WHAT YOU HAVE TO DO –
Give every line of the data again, unchanged, but with no pictures.
━━━━━━━━━━━━━━━━━━━━
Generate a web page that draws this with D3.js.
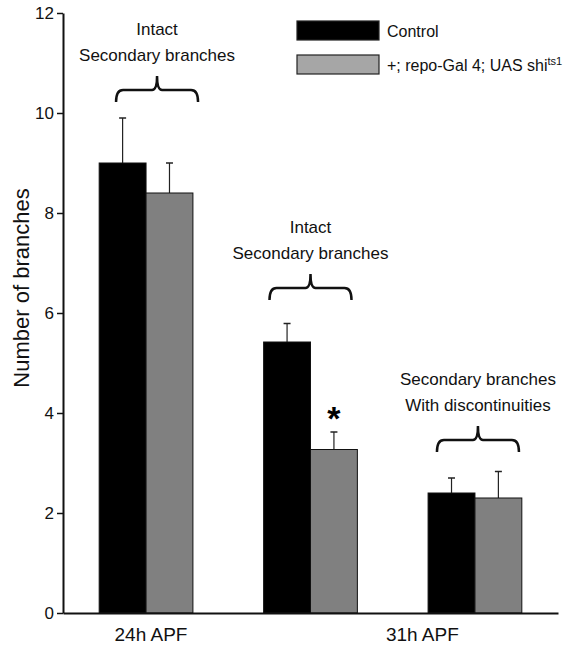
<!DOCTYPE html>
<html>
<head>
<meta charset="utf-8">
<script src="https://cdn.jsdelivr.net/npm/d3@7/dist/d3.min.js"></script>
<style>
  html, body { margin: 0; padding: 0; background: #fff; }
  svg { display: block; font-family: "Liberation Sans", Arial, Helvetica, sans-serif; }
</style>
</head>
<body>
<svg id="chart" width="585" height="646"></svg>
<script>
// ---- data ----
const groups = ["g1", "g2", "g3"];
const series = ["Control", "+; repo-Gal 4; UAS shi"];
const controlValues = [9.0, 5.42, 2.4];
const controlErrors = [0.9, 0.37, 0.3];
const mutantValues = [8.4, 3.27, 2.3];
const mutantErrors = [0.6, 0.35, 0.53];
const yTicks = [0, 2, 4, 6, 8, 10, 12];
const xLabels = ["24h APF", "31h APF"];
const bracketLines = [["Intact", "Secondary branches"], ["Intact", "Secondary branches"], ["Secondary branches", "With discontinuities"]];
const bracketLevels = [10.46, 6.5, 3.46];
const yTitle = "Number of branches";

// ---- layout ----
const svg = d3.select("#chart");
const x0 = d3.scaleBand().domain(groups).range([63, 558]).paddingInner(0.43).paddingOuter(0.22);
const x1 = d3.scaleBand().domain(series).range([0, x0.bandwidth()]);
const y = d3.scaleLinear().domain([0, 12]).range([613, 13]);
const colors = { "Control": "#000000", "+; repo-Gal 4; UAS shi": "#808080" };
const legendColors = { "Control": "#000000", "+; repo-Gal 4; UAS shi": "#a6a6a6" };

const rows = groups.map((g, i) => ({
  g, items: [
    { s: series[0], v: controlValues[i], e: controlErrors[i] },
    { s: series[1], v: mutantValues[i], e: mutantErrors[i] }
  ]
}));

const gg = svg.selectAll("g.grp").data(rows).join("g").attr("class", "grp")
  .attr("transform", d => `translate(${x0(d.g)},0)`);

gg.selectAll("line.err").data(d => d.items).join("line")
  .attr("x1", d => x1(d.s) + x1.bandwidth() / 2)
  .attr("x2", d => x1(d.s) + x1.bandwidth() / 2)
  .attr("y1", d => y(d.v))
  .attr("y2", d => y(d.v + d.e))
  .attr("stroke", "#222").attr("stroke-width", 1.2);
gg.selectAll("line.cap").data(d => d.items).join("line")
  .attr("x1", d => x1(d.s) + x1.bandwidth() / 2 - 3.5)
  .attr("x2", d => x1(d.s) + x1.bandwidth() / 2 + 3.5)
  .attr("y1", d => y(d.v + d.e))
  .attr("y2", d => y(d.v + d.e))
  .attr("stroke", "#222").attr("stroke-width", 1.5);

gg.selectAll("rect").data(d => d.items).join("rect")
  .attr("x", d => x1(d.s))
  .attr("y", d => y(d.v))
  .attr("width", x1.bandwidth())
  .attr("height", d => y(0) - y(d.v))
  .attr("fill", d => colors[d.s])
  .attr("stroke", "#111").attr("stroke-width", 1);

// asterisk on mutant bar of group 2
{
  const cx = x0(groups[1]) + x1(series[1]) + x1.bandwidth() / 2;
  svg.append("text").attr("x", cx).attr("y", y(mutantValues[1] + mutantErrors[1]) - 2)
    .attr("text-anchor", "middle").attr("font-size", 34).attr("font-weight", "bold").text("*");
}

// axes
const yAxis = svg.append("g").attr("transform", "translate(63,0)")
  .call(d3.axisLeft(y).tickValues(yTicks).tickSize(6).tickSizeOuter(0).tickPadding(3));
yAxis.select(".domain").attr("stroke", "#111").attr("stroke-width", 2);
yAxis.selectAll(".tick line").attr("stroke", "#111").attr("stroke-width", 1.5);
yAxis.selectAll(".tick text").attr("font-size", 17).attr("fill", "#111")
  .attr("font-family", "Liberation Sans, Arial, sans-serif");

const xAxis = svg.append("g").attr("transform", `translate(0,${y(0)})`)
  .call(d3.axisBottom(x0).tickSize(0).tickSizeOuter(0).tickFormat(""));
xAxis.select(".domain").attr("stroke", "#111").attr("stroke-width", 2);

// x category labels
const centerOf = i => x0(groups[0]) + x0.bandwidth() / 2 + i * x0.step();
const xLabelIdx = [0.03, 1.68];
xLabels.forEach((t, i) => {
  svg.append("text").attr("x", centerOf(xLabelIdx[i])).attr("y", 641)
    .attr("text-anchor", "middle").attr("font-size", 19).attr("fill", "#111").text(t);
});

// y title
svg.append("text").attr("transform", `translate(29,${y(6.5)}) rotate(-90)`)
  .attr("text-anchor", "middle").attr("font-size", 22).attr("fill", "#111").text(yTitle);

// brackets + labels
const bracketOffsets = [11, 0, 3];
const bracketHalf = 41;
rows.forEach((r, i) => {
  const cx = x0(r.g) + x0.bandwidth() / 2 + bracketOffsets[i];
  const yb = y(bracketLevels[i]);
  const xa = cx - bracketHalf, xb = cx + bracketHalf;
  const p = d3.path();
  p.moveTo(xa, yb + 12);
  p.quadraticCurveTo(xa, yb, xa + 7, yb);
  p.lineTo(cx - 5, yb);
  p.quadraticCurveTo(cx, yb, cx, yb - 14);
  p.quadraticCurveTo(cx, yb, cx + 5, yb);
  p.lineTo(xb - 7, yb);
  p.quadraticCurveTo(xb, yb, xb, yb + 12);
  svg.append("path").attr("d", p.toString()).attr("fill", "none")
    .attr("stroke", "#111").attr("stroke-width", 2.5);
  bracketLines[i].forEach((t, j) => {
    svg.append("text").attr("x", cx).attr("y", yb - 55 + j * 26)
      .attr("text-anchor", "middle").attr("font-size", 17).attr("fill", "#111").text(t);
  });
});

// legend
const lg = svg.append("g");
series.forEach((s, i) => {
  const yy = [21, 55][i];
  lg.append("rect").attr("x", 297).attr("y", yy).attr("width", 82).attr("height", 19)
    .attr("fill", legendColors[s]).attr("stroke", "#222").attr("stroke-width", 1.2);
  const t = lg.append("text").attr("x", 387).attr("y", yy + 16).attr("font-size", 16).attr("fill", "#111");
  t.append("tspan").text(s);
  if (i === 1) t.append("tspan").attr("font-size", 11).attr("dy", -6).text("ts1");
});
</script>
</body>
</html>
━━━━━━━━━━━━━━━━━━━━
RESULT –
Generate a web page that draws this with D3.js.
<!DOCTYPE html>
<html>
<head>
<meta charset="utf-8">
<script src="https://cdn.jsdelivr.net/npm/d3@7/dist/d3.min.js"></script>
<style>
  html, body { margin: 0; padding: 0; background: #fff; }
  svg { display: block; font-family: "Liberation Sans", Arial, Helvetica, sans-serif; }
</style>
</head>
<body>
<svg id="chart" width="585" height="646"></svg>
<script>
// ---- data ----
const groups = ["g1", "g2", "g3"];
const series = ["Control", "+; repo-Gal 4; UAS shi"];
const controlValues = [9.0, 5.42, 2.4];
const controlErrors = [0.9, 0.37, 0.3];
const mutantValues = [8.4, 3.27, 2.3];
const mutantErrors = [0.6, 0.35, 0.53];
const yTicks = [0, 2, 4, 6, 8, 10, 12];
const xLabels = ["24h APF", "31h APF"];
const bracketLines = [["Intact", "Secondary branches"], ["Intact", "Secondary branches"], ["Secondary branches", "With discontinuities"]];
const bracketLevels = [10.46, 6.5, 3.46];
const yTitle = "Number of branches";

// ---- layout ----
const svg = d3.select("#chart");
const x0 = d3.scaleBand().domain(groups).range([63, 558]).paddingInner(0.43).paddingOuter(0.22);
const x1 = d3.scaleBand().domain(series).range([0, x0.bandwidth()]);
const y = d3.scaleLinear().domain([0, 12]).range([613, 13]);
const colors = { "Control": "#000000", "+; repo-Gal 4; UAS shi": "#808080" };
const legendColors = { "Control": "#000000", "+; repo-Gal 4; UAS shi": "#a6a6a6" };

const rows = groups.map((g, i) => ({
  g, items: [
    { s: series[0], v: controlValues[i], e: controlErrors[i] },
    { s: series[1], v: mutantValues[i], e: mutantErrors[i] }
  ]
}));

const gg = svg.selectAll("g.grp").data(rows).join("g").attr("class", "grp")
  .attr("transform", d => `translate(${x0(d.g)},0)`);

gg.selectAll("line.err").data(d => d.items).join("line")
  .attr("x1", d => x1(d.s) + x1.bandwidth() / 2)
  .attr("x2", d => x1(d.s) + x1.bandwidth() / 2)
  .attr("y1", d => y(d.v))
  .attr("y2", d => y(d.v + d.e))
  .attr("stroke", "#222").attr("stroke-width", 1.2);
gg.selectAll("line.cap").data(d => d.items).join("line")
  .attr("x1", d => x1(d.s) + x1.bandwidth() / 2 - 3.5)
  .attr("x2", d => x1(d.s) + x1.bandwidth() / 2 + 3.5)
  .attr("y1", d => y(d.v + d.e))
  .attr("y2", d => y(d.v + d.e))
  .attr("stroke", "#222").attr("stroke-width", 1.5);

gg.selectAll("rect").data(d => d.items).join("rect")
  .attr("x", d => x1(d.s))
  .attr("y", d => y(d.v))
  .attr("width", x1.bandwidth())
  .attr("height", d => y(0) - y(d.v))
  .attr("fill", d => colors[d.s])
  .attr("stroke", "#111").attr("stroke-width", 1);

// asterisk on mutant bar of group 2
{
  const cx = x0(groups[1]) + x1(series[1]) + x1.bandwidth() / 2;
  svg.append("text").attr("x", cx).attr("y", y(mutantValues[1] + mutantErrors[1]) - 2)
    .attr("text-anchor", "middle").attr("font-size", 34).attr("font-weight", "bold").text("*");
}

// axes
const yAxis = svg.append("g").attr("transform", "translate(63,0)")
  .call(d3.axisLeft(y).tickValues(yTicks).tickSize(6).tickSizeOuter(0).tickPadding(3));
yAxis.select(".domain").attr("stroke", "#111").attr("stroke-width", 2);
yAxis.selectAll(".tick line").attr("stroke", "#111").attr("stroke-width", 1.5);
yAxis.selectAll(".tick text").attr("font-size", 17).attr("fill", "#111")
  .attr("font-family", "Liberation Sans, Arial, sans-serif");

const xAxis = svg.append("g").attr("transform", `translate(0,${y(0)})`)
  .call(d3.axisBottom(x0).tickSize(0).tickSizeOuter(0).tickFormat(""));
xAxis.select(".domain").attr("stroke", "#111").attr("stroke-width", 2);

// x category labels
const centerOf = i => x0(groups[0]) + x0.bandwidth() / 2 + i * x0.step();
const xLabelIdx = [0.03, 1.68];
xLabels.forEach((t, i) => {
  svg.append("text").attr("x", centerOf(xLabelIdx[i])).attr("y", 641)
    .attr("text-anchor", "middle").attr("font-size", 19).attr("fill", "#111").text(t);
});

// y title
svg.append("text").attr("transform", `translate(29,${y(6.5)}) rotate(-90)`)
  .attr("text-anchor", "middle").attr("font-size", 22).attr("fill", "#111").text(yTitle);

// brackets + labels
const bracketOffsets = [11, 0, 3];
const bracketHalf = 41;
rows.forEach((r, i) => {
  const cx = x0(r.g) + x0.bandwidth() / 2 + bracketOffsets[i];
  const yb = y(bracketLevels[i]);
  const xa = cx - bracketHalf, xb = cx + bracketHalf;
  const p = d3.path();
  p.moveTo(xa, yb + 12);
  p.quadraticCurveTo(xa, yb, xa + 7, yb);
  p.lineTo(cx - 5, yb);
  p.quadraticCurveTo(cx, yb, cx, yb - 14);
  p.quadraticCurveTo(cx, yb, cx + 5, yb);
  p.lineTo(xb - 7, yb);
  p.quadraticCurveTo(xb, yb, xb, yb + 12);
  svg.append("path").attr("d", p.toString()).attr("fill", "none")
    .attr("stroke", "#111").attr("stroke-width", 2.5);
  bracketLines[i].forEach((t, j) => {
    svg.append("text").attr("x", cx).attr("y", yb - 55 + j * 26)
      .attr("text-anchor", "middle").attr("font-size", 17).attr("fill", "#111").text(t);
  });
});

// legend
const lg = svg.append("g");
series.forEach((s, i) => {
  const yy = [21, 55][i];
  lg.append("rect").attr("x", 297).attr("y", yy).attr("width", 82).attr("height", 19)
    .attr("fill", legendColors[s]).attr("stroke", "#222").attr("stroke-width", 1.2);
  const t = lg.append("text").attr("x", 387).attr("y", yy + 16).attr("font-size", 16).attr("fill", "#111");
  t.append("tspan").text(s);
  if (i === 1) t.append("tspan").attr("font-size", 11).attr("dy", -6).text("ts1");
});
</script>
</body>
</html>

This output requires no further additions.